Stubborn… — 22 Comments

  1. I thought about the O. Henry story called, “The Last Leaf,” when I saw the photo, but I’m pretty sure you would have noticed someone on a dressed in a smock, holding an artist’s palette, and standing on a ladder in your tree.

    YouTube has a number of videos that show what can happen when things go wrong at railroad crossings. I suspect my fellow city folk would have not been so courteous.

  2. I asked a buddy who has a small farm out near Lubbock if he worries about the wind blowing away his topsoil. He said, “Nah, there’s more coming from New Mexico to take its place, and if not the state gathers it all up when they clear the roads and brings it back to us by the truckload.”

    The courteous nature of folks in this part of the world is one of the many reasons my wife and I came back to small town Texas from San Antonio about 20 years ago when we decided to start a family.

  3. I hate to nit-pick a real writer, but shouldn’t that “e.g.” be “i.e.”?

  4. It’s been blowing here as well lately, as well as raining. I’m past ready for it to calm down and dry out.

  5. The good news is that the weather will improve. But this winter has been a real grizzly.

  6. We had dozens of pin oaks in our yard back in Missouri. A full 20% of their leaves wouldn’t fall for any reason until the next buds appeared in Spring. Up here, the northern birch trees hold only a few, but they’re every bit as tenacious. But since our winter has been so mild this year, there’ve been only a few windstorms to push the leaves, anyway.

  7. John- Yeah, those videos are the definition of stoopid!

    Tole- Point!

    Sendarius- Probably…LOL

    Jim- Yep!

    LL- That it has, so much for globull warming!

    WSF- Excellent point!

    Rev- Oaks are tenacious everywhere apparently! We could send you some wind… 😀

  8. “bar ditches”? A local term?
    My first thought was that a bar ditch is what a drunk falls into. I have no experience with such…
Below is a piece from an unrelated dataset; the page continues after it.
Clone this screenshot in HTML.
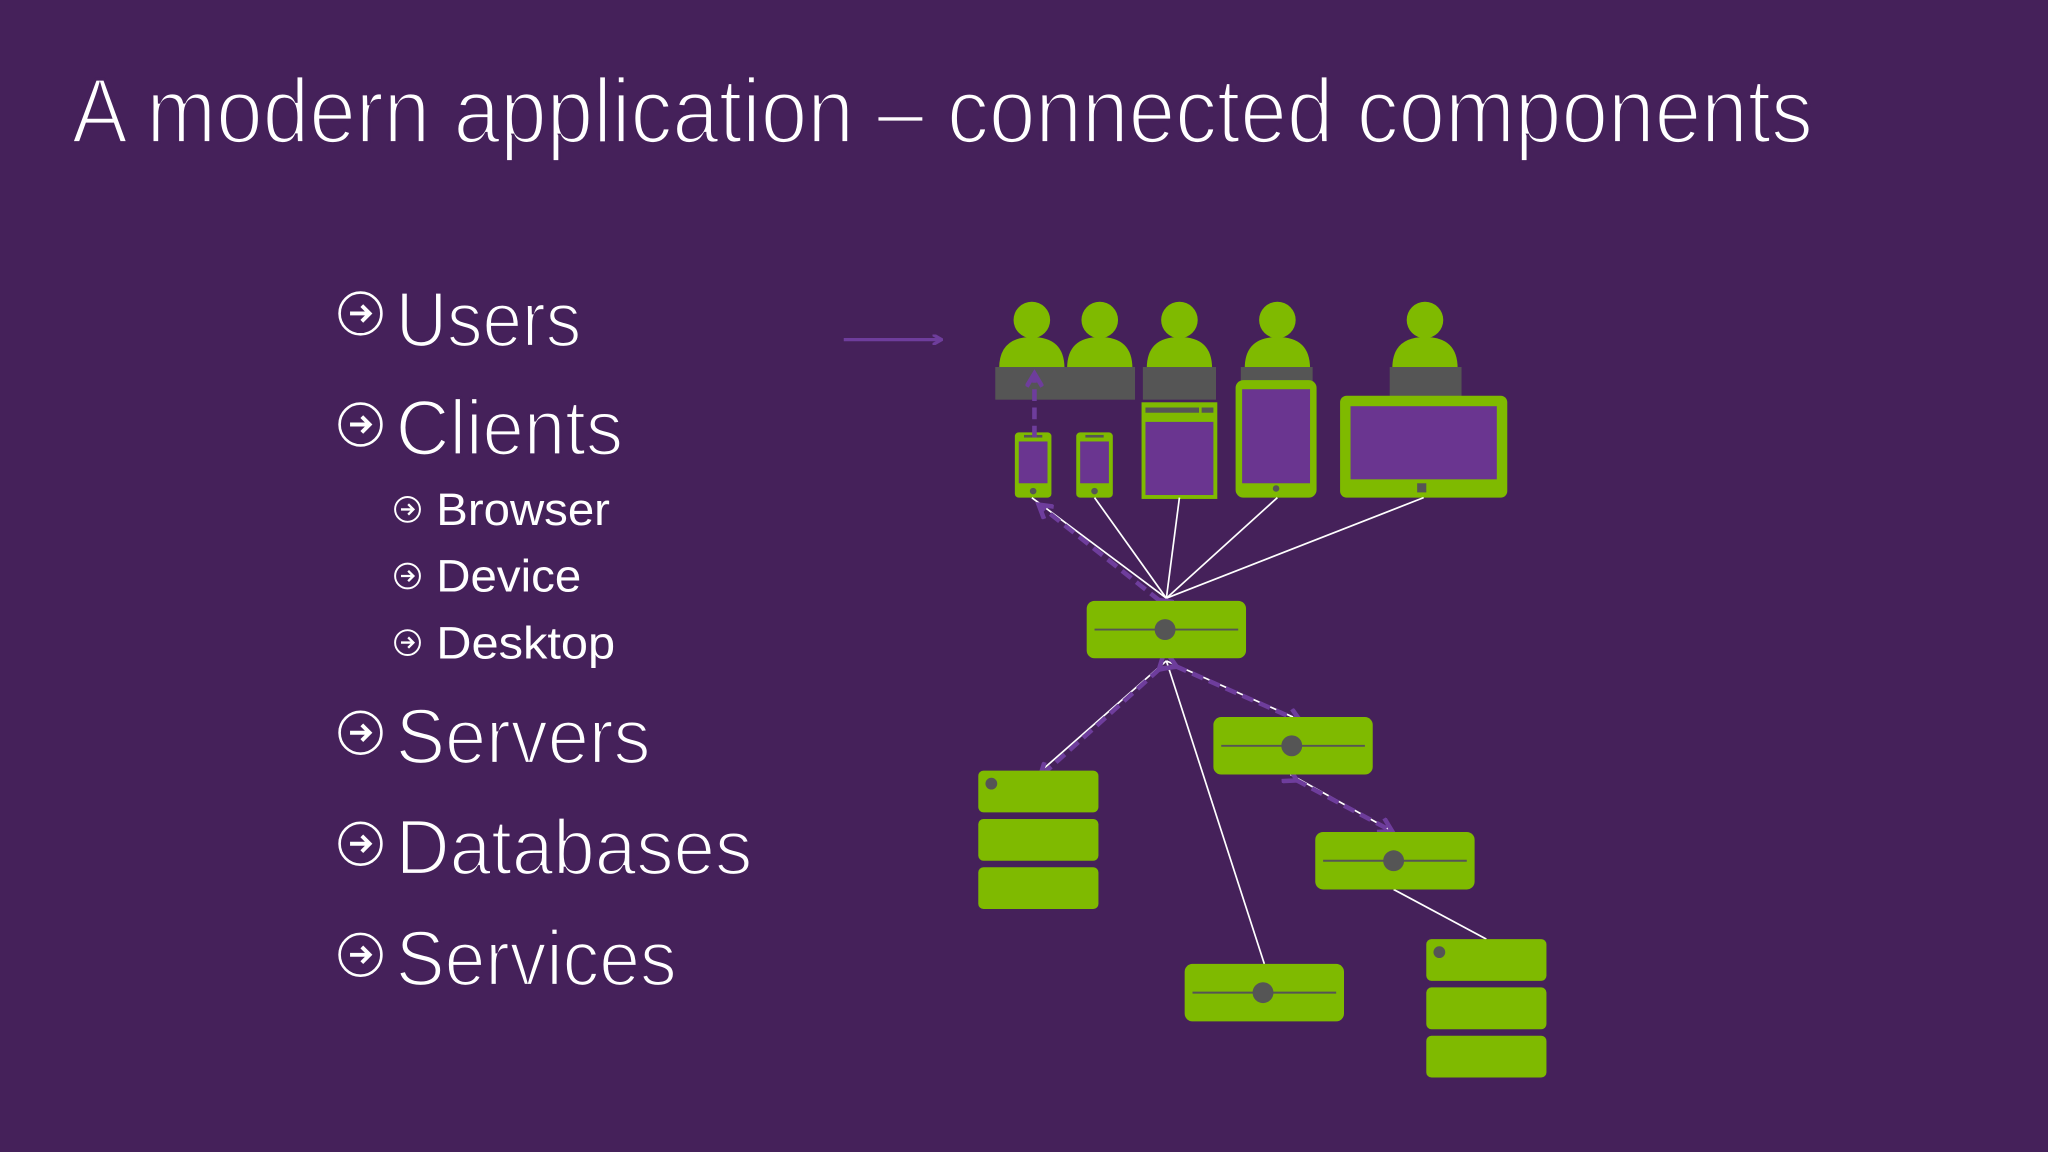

    • Bar ditches are dug alongside a road to provide drainage. Some places they’re called a borrow ditch because the dirt is “borrowed” from the ditch and used to crown the road. I’m guessing southern dialect just converted borrow into bar.

      • Ah. Thank you. Like why so many farmers have fish ponds near the interstate- dirt borrowed to raise the interstate gives the farmer a free pond.

  9. Robert- Those are called Benjos… LOL

    And now I’m smelling cow manure, NO idea where THAT is coming from!

    • OldNFO – Cow manure? How about the feedlots just outside of Dalhart on US54. West Texas is still coming through. Glad I’m not driving that section of 54 today. ;>)

      Robert – I know them as bar ditches also and I’m from Kansas so it just maybe a rural/farmer thing.

    • The manure comes with the benjo; I see Old NFO has been to Japan. The ditch I had in mind was in the PI. Never did develop a taste for San Magoo “beer”.

  10. Two things…

    Down heya in the South, we have Live Oaks (the trees used to make the USS Constitution. Very long lived, very strong, until they aren’t. And people build their houses under them. So during peak wind storms, we get to see houses and trailers and cars, boats etc, cut in half or thirds by huge cleaver/bludgeonish limbs that are 2-3 feet in diameter and weigh a metric butt-load. So, of course, we have hurricanes…

    As to winds in Texas, Burnet TX is the only place I’ve ever seen dried cow flops flying through the air, on a breezy 60+mph day. Wind caught the rolled up dried corners, shook the puck loose, and, whee, flying flapjacks. Watching people dodge them was quite interesting.

  11. We have bar ditches back east, also. When combined with the rail gratings at fence gates, it creates a bar to livestock wanting to wander. They will, but wallowing through a ditch is harder than just ambling off on level ground.

    Just thankful that no one saw an old biddy on her one-speed bicycle, up in the cyclone. At that point, don’t worry about cow frisbees, worry about airborne wacky weed.